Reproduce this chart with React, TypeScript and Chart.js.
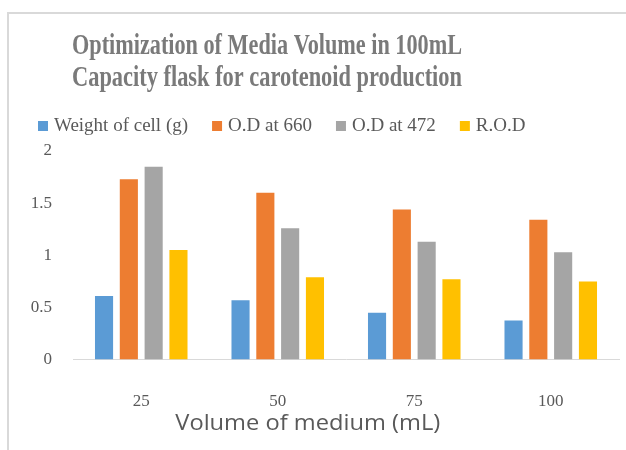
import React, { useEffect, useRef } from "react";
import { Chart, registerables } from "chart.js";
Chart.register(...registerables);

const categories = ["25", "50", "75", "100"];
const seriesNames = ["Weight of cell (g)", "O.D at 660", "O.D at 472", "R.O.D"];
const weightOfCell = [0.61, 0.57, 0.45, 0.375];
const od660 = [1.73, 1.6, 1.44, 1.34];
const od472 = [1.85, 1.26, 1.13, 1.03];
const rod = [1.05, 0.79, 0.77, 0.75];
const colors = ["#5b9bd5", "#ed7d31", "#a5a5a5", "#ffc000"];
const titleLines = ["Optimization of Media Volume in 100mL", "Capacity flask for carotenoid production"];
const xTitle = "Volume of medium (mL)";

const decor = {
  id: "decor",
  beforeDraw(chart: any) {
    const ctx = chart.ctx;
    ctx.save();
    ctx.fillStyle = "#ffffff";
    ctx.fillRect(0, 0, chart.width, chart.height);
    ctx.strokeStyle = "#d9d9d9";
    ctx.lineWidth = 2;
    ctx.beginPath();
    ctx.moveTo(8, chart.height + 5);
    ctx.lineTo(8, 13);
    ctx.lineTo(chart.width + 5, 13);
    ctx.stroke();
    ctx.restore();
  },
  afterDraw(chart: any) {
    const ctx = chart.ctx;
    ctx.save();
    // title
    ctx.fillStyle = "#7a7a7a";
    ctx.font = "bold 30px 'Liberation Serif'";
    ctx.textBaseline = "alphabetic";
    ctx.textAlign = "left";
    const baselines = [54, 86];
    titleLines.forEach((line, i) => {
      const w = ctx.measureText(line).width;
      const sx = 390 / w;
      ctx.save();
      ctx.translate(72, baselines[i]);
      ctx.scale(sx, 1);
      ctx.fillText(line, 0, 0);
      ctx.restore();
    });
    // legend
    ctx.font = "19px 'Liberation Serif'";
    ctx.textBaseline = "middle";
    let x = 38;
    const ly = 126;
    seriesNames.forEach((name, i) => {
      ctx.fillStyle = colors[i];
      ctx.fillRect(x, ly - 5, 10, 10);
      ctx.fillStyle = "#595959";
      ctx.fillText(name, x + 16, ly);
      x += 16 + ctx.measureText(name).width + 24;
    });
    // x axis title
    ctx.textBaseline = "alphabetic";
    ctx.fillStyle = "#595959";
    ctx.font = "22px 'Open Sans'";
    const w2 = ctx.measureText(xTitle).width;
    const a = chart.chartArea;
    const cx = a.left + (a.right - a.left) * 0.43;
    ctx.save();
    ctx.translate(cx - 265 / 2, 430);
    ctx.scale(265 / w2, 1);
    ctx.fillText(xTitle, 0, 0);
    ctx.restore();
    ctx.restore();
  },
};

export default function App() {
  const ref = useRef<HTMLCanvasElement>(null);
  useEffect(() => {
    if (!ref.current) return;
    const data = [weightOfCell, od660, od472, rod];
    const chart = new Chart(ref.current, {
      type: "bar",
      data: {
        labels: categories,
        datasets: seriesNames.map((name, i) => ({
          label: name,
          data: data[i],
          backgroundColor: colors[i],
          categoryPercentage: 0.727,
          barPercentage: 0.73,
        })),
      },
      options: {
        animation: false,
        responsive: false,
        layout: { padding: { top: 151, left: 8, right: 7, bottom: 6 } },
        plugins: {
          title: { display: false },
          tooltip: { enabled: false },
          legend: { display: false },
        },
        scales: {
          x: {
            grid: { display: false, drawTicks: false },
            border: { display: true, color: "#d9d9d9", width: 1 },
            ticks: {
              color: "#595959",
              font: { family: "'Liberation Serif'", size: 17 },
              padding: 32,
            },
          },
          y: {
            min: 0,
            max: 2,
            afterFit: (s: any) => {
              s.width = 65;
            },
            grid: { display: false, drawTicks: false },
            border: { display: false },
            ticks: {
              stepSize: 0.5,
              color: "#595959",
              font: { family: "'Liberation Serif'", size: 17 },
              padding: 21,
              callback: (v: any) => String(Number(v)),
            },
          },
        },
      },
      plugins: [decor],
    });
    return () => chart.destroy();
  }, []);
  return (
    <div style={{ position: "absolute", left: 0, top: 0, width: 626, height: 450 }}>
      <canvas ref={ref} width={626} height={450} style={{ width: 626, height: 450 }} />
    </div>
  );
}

=-=-=-=-=

Exercise details = Copy exactly the lines running from the beginning of the listing through the line that has "Chart.register(...registerables);". Drop the pictures.

Solution to this problem =
Reproduce this chart with React, TypeScript and Chart.js.
import React, { useEffect, useRef } from "react";
import { Chart, registerables } from "chart.js";
Chart.register(...registerables);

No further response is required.